Hopefully you are stepping up because you want to help your community and you don’t see many others volunteering. Unfortunately, there are always a few owners who run for a board position because they have an axe to grind and want to be on the board to “turn things around”. Those in the latter category rarely succeed in making the community a better place. Why you ask? When a new board member has an agenda, this can often cloud good judgement and reasonable decision making.

A common mistake made by new board members who were dissatisfied with the performance of the previous board is to immediately want to do everything differently… better. If the preceding board was to lenient, the incumbent board often rebounds and becomes too strict. Forgetting that the community had adjusted (rightly or wrongly so) to the modus operandi of the former board. If owners that have parked their cars in the street for the past three years suddenly get a letter from the new board stating “move it or lose it” you can expect a response… and probably not a good one.

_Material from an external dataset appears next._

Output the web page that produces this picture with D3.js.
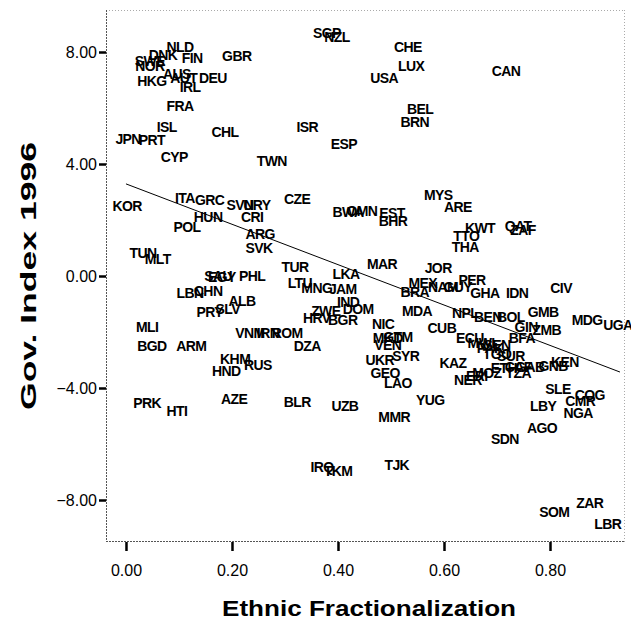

After a few agressive advances by the board, there could be other Napoleons in the community already planning a coup d’etat. Before you can say, “knee jerk reaction” the new board is facing a recall and is replaced by board number three which (you guessed it) has an agenda: to be more lenient.

A word to new board members: check your motivation. What is your agenda? It should be to represent the best interests of the community based on feedback from the community. This isn’t about you being “right” or “winning”. It is about being reasonable and avoiding the temptation to overcompensate for what you believe to be the former board’s weakness.

Be a part of the solution… otherwise, you are just another problem.